Furthermore the dual prismatic refractors had the ability to cast either a wider or narrower peak light pattern depending on the position of the bulb. The higher the bulb, the narrower the pattern. The lower the bulb, the wider the pattern - up to about 80 degrees from vertical.

To provide more accurate light patterns, manufacturers would provide lamp sockets that could be adjusted vertically. Thomas Rolph designed a sighting mark which was basically a window where the lamp filament could be spotted and aligned with certain indications associated with Rolph's sighting mark.

Drawing of Thomas Rolph's Sighting Mark.

You can view a copy of entire patent 1,830,484 and the claims described in a new window by clicking here.

  Adjusting the Socket

View of the sighting window and sighting marks.


GE luminaires had internally adjusted sockets. Adjusting a socket required the lineman getting his hands on uninsulated conducting hardware. GE developed an adjusting gauge that would screw in the lamp socket so the socket could be properly signted in with the power off.

Without this gauge we have to view the filament through the sighting window and estimate the distance that the socket needed to be adjusted, power the lamp off, remove the body and refractor, loosen the mounting screw and make the adjustment. Then it was time to to reinstall the body and refractor, repower the lamp and check the adjustment through the sighting window.

View of GE's adjustable socket.


Many early Holophane lumninaires came with externally adjustable sockets so that the lamp position could be checked as the socket was being adjusted. The following procedures describe adjusting a Holophane socket.

Please note that the socket adjusters are connected to the conductor binding posts and therefore they are part of the electrical circuit. These sockets should not be adjusted unless power is disconnected!

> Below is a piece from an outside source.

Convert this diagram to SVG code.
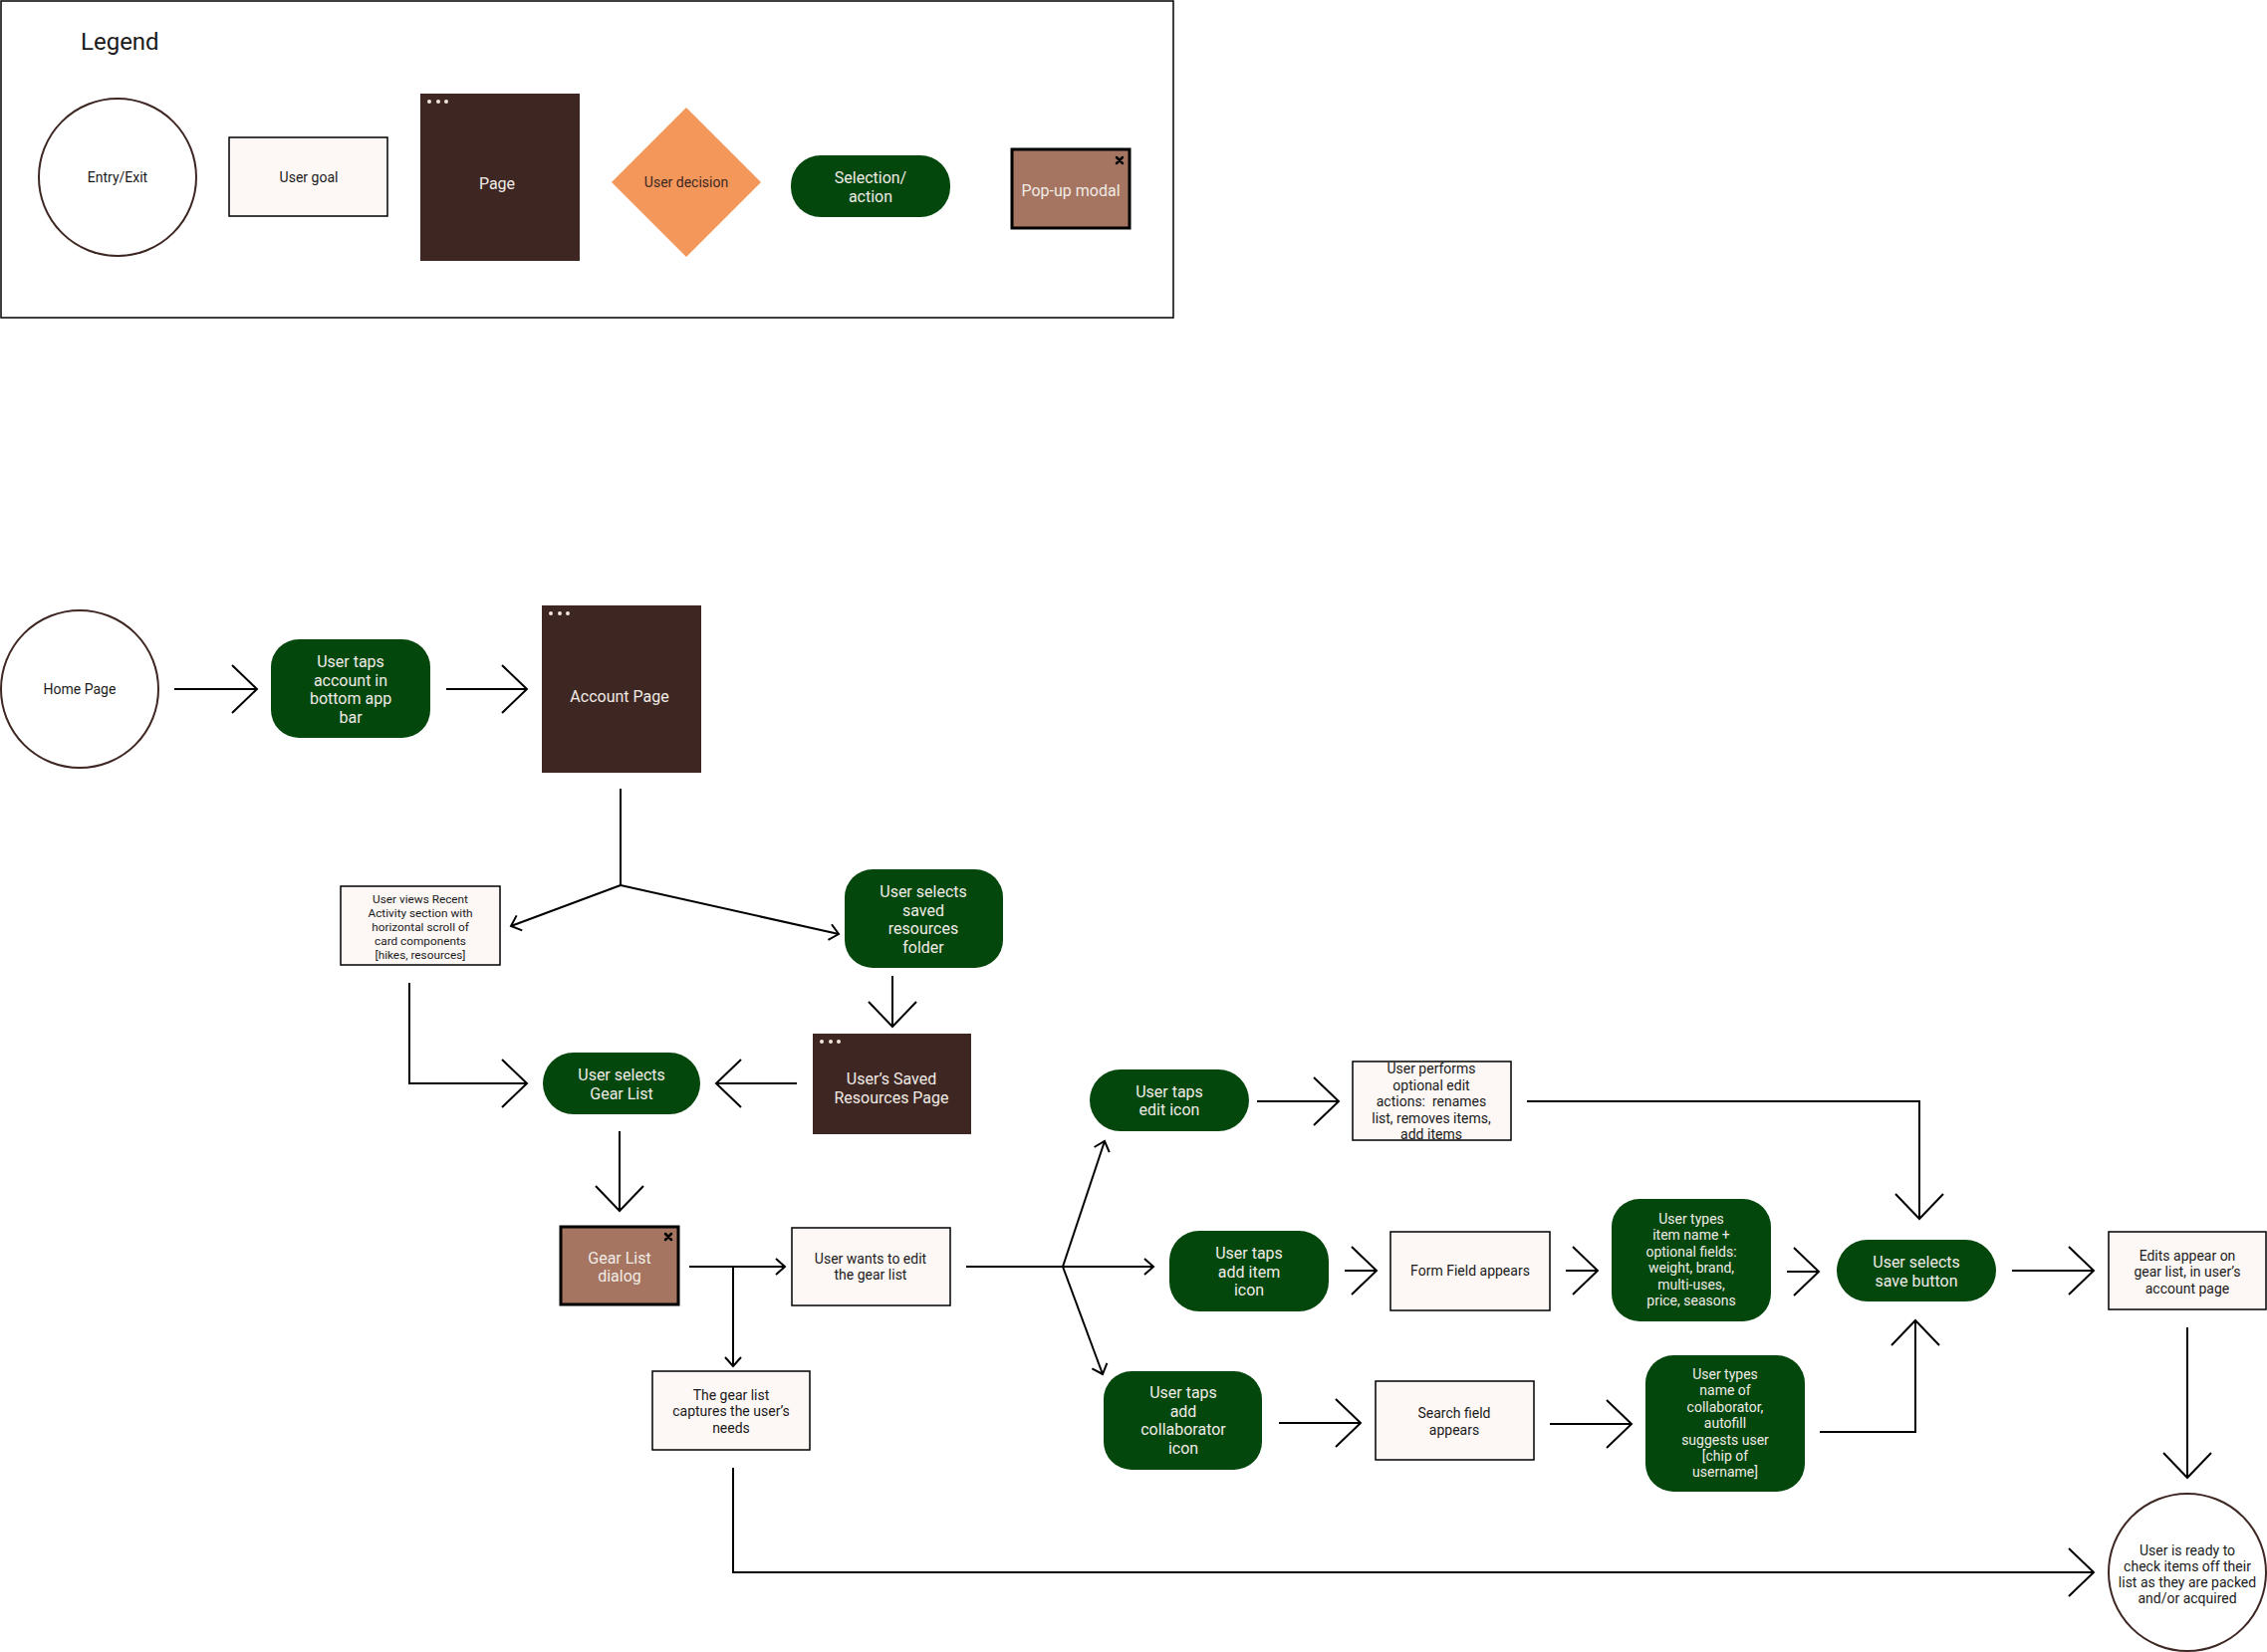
<svg xmlns="http://www.w3.org/2000/svg" width="2276" height="1659" viewBox="0 0 2276 1659">
<style>
text{font-family:Roboto,"Liberation Sans",Arial,sans-serif;text-anchor:middle;dominant-baseline:central}
.dk{fill:#1a1a1a}
.lt{fill:#f1ebe6}
.s16{font-size:16px}
.s14{font-size:14px}
.s12{font-size:11.8px}
.circ{fill:#ffffff;stroke:#3e2723;stroke-width:2}
.goal{fill:#fdf7f6;stroke:#000;stroke-width:1.5}
.page{fill:#3e2723}
.act{fill:#03470d}
.modal{fill:#a57561;stroke:#000;stroke-width:3}
.dot{fill:#f3e6dc}
.xm{stroke:#000;stroke-width:2.5;stroke-linecap:round}
.ln{fill:none;stroke:#000;stroke-width:2}
.big{marker-end:url(#big)}
.sm{marker-end:url(#sm)}
</style>
<defs>
<marker id="big" markerUnits="userSpaceOnUse" markerWidth="60" markerHeight="60" viewBox="-30 -30 60 60" refX="0" refY="0" orient="auto" overflow="visible">
<path d="M-25,-24 L0,0 L-25,24" fill="none" stroke="#000" stroke-width="2"/>
</marker>
<marker id="sm" markerUnits="userSpaceOnUse" markerWidth="30" markerHeight="30" viewBox="-15 -15 30 30" refX="0" refY="0" orient="auto" overflow="visible">
<path d="M-9,-8 L0,0 L-9,8" fill="none" stroke="#000" stroke-width="2"/>
</marker>
</defs>
<rect width="2276" height="1659" fill="#ffffff"/>

<g id="legend">
<rect x="1" y="1" width="1177" height="318" fill="none" stroke="#000" stroke-width="1.5"/>
<text x="81" y="42" class="dk" style="font-size:24px;text-anchor:start">Legend</text>
<g id="legend-entry"><circle cx="118" cy="178" r="79" class="circ"/><text x="118" y="178" class="dk s14">Entry/Exit</text></g>
<g id="legend-goal"><rect x="230" y="138" width="159" height="79" class="goal"/><text x="310" y="178" class="dk s14">User goal</text></g>
<g id="legend-page"><rect x="422" y="94" width="160" height="168" class="page"/><circle cx="431" cy="102" r="2" class="dot"/><circle cx="440" cy="102" r="2" class="dot"/><circle cx="448" cy="102" r="2" class="dot"/><text x="499" y="184" class="lt s16">Page</text></g>
<g id="legend-decision"><polygon points="689,108 764,183 689,258 614,183" fill="#f4975a"/><text x="689" y="183" class="s14" fill="#3e2723">User decision</text></g>
<g id="legend-action"><rect x="794" y="156" width="160" height="62" rx="30" class="act"/><text class="lt s16"><tspan x="874" y="178">Selection/</tspan><tspan x="874" y="197">action</tspan></text></g>
<g id="legend-modal"><rect x="1016" y="150" width="118" height="79" class="modal"/><path d="M1121,158 L1127,164 M1127,158 L1121,164" class="xm"/><text x="1075" y="191" class="lt s16">Pop-up modal</text></g>
</g>

<g id="connectors">
<path d="M175,692 L258,692" class="ln big"/>
<path d="M448,692 L529,692" class="ln big"/>
<path d="M623,792 L623,889" class="ln"/>
<path d="M623,889 L513,930" class="ln sm"/>
<path d="M623,889 L842,938" class="ln sm"/>
<path d="M896,980 L896,1031" class="ln big"/>
<path d="M800,1088 L719,1088" class="ln big"/>
<path d="M411,987 L411,1088 L529,1088" class="ln big"/>
<path d="M622,1136 L622,1216" class="ln big"/>
<path d="M692,1272 L788,1272" class="ln sm"/>
<path d="M736,1272 L736,1372" class="ln sm"/>
<path d="M970,1272 L1067,1272" class="ln"/>
<path d="M1067,1272 L1109,1146" class="ln sm"/>
<path d="M1067,1272 L1158,1272" class="ln sm"/>
<path d="M1067,1272 L1107,1380" class="ln sm"/>
<path d="M1262,1106 L1344,1106" class="ln big"/>
<path d="M1533,1106 L1927,1106 L1927,1224" class="ln big"/>
<path d="M1350,1276 L1382,1276" class="ln big"/>
<path d="M1572,1276 L1604,1276" class="ln big"/>
<path d="M1794,1277 L1826,1277" class="ln big"/>
<path d="M1284,1429 L1366,1429" class="ln big"/>
<path d="M1556,1430 L1638,1430" class="ln big"/>
<path d="M1827,1438 L1923,1438 L1923,1326" class="ln big"/>
<path d="M2020,1276 L2102,1276" class="ln big"/>
<path d="M2196,1333 L2196,1484" class="ln big"/>
<path d="M736,1474 L736,1579 L2102,1579" class="ln big"/>
</g>

<g id="home"><circle cx="80" cy="692" r="79" class="circ"/><text x="80" y="692" class="dk s14">Home Page</text></g>
<g id="tap-account"><rect x="272" y="642" width="160" height="99" rx="28" class="act"/><text class="lt s16"><tspan x="352" y="664">User taps</tspan><tspan x="352" y="683">account in</tspan><tspan x="352" y="701">bottom app</tspan><tspan x="352" y="720">bar</tspan></text></g>
<g id="account-page"><rect x="544" y="608" width="160" height="168" class="page"/><circle cx="553" cy="616" r="2" class="dot"/><circle cx="562" cy="616" r="2" class="dot"/><circle cx="570" cy="616" r="2" class="dot"/><text x="622" y="699" class="lt s16">Account Page</text></g>
<g id="recent"><rect x="342" y="890" width="160" height="79" class="goal"/><text class="dk s12"><tspan x="422" y="903">User views Recent</tspan><tspan x="422" y="917">Activity section with</tspan><tspan x="422" y="931">horizontal scroll of</tspan><tspan x="422" y="945">card components</tspan><tspan x="422" y="959">[hikes, resources]</tspan></text></g>
<g id="saved-folder"><rect x="848" y="873" width="159" height="99" rx="28" class="act"/><text class="lt s16"><tspan x="927" y="895">User selects</tspan><tspan x="927" y="914">saved</tspan><tspan x="927" y="932">resources</tspan><tspan x="927" y="951">folder</tspan></text></g>
<g id="saved-page"><rect x="816" y="1038" width="159" height="101" class="page"/><circle cx="825" cy="1046" r="2" class="dot"/><circle cx="834" cy="1046" r="2" class="dot"/><circle cx="842" cy="1046" r="2" class="dot"/><text class="lt s16"><tspan x="895" y="1083">User’s Saved</tspan><tspan x="895" y="1102">Resources Page</tspan></text></g>
<g id="select-gear"><rect x="545" y="1057" width="158" height="62" rx="31" class="act"/><text class="lt s16"><tspan x="624" y="1079">User selects</tspan><tspan x="624" y="1098">Gear List</tspan></text></g>
<g id="gear-dialog"><rect x="563" y="1232" width="118" height="78" class="modal"/><path d="M668,1239 L674,1245 M674,1239 L668,1245" class="xm"/><text class="lt s16"><tspan x="622" y="1263">Gear List</tspan><tspan x="622" y="1281">dialog</tspan></text></g>
<g id="wants-edit"><rect x="795" y="1233" width="159" height="78" class="goal"/><text class="dk s14"><tspan x="874" y="1264">User wants to edit</tspan><tspan x="874" y="1280">the gear list</tspan></text></g>
<g id="captures"><rect x="655" y="1377" width="158" height="79" class="goal"/><text class="dk s14"><tspan x="734" y="1401">The gear list</tspan><tspan x="734" y="1417">captures the user’s</tspan><tspan x="734" y="1434">needs</tspan></text></g>
<g id="edit-icon"><rect x="1094" y="1074" width="160" height="62" rx="31" class="act"/><text class="lt s16"><tspan x="1174" y="1096">User taps</tspan><tspan x="1174" y="1114">edit icon</tspan></text></g>
<g id="performs"><rect x="1358" y="1066" width="159" height="79" class="goal"/><text class="dk s14"><tspan x="1437" y="1073">User performs</tspan><tspan x="1437" y="1090">optional edit</tspan><tspan x="1437" y="1106">actions:&#160; renames</tspan><tspan x="1437" y="1123">list, removes items,</tspan><tspan x="1437" y="1139">add items</tspan></text></g>
<g id="add-item"><rect x="1174" y="1236" width="160" height="81" rx="30" class="act"/><text class="lt s16"><tspan x="1254" y="1258">User taps</tspan><tspan x="1254" y="1277">add item</tspan><tspan x="1254" y="1295">icon</tspan></text></g>
<g id="form-field"><rect x="1396" y="1237" width="160" height="79" class="goal"/><text x="1476" y="1276" class="dk s14">Form Field appears</text></g>
<g id="add-collab"><rect x="1108" y="1377" width="159" height="99" rx="28" class="act"/><text class="lt s16"><tspan x="1188" y="1398">User taps</tspan><tspan x="1188" y="1417">add</tspan><tspan x="1188" y="1435">collaborator</tspan><tspan x="1188" y="1454">icon</tspan></text></g>
<g id="search-field"><rect x="1381" y="1387" width="159" height="79" class="goal"/><text class="dk s14"><tspan x="1460" y="1419">Search field</tspan><tspan x="1460" y="1436">appears</tspan></text></g>
<g id="types-item"><rect x="1618" y="1204" width="160" height="123" rx="28" class="act"/><text class="lt s14"><tspan x="1698" y="1224">User types</tspan><tspan x="1698" y="1240">item name +</tspan><tspan x="1698" y="1257">optional fields:</tspan><tspan x="1698" y="1273">weight, brand,</tspan><tspan x="1698" y="1290">multi-uses,</tspan><tspan x="1698" y="1306">price, seasons</tspan></text></g>
<g id="types-collab"><rect x="1652" y="1361" width="160" height="137" rx="28" class="act"/><text class="lt s14"><tspan x="1732" y="1380">User types</tspan><tspan x="1732" y="1396">name of</tspan><tspan x="1732" y="1413">collaborator,</tspan><tspan x="1732" y="1429">autofill</tspan><tspan x="1732" y="1446">suggests user</tspan><tspan x="1732" y="1462">[chip of</tspan><tspan x="1732" y="1478">username]</tspan></text></g>
<g id="save"><rect x="1844" y="1245" width="160" height="62" rx="31" class="act"/><text class="lt s16"><tspan x="1924" y="1267">User selects</tspan><tspan x="1924" y="1286">save button</tspan></text></g>
<g id="edits-appear"><rect x="2117" y="1237" width="158" height="78" class="goal"/><text class="dk s14"><tspan x="2196" y="1261">Edits appear on</tspan><tspan x="2196" y="1277">gear list, in user’s</tspan><tspan x="2196" y="1294">account page</tspan></text></g>
<g id="ready"><circle cx="2196" cy="1579" r="79" class="circ"/><text class="dk s14"><tspan x="2196" y="1557">User is ready to</tspan><tspan x="2196" y="1573">check items off their</tspan><tspan x="2196" y="1589">list as they are packed</tspan><tspan x="2196" y="1605">and/or acquired</tspan></text></g>
</svg>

View of the socket suspended from two threaded adjusting stems.
These adjusting stems also serve as the conductors from the binding posts to the socket.
Step 1 - Loosen the set screw that holds the socket adjuster stem.
Step 2 - Slightly loosen the nut on top of the binding post.
Step 3 - Make sure the two nuts are tight together at the top of the adjusting stem.
Then turn the stem to raise or lower the socket. Be sure to adjust both stems at the same
time and at the same rate of travel to prevent the socket from drifting "off center."
Once the socket is properly adjusted for the type of bulb being used and to achieve your desired light pattern, be sure to retighten the nut on the top of each binding post as well as each set screw to ensure that the luminaire stays moisture tight and that the socket will hold its new position.
The filament in this view is centered between the top and middle marks.
Properly adjusted sockets in lamps displayed in the collection.

A few other refracting type bowls and acorns also had indicators so that lamps could be properly positioned. The principle would be similar to this description of adjusting lamps using Rolph sighting marks.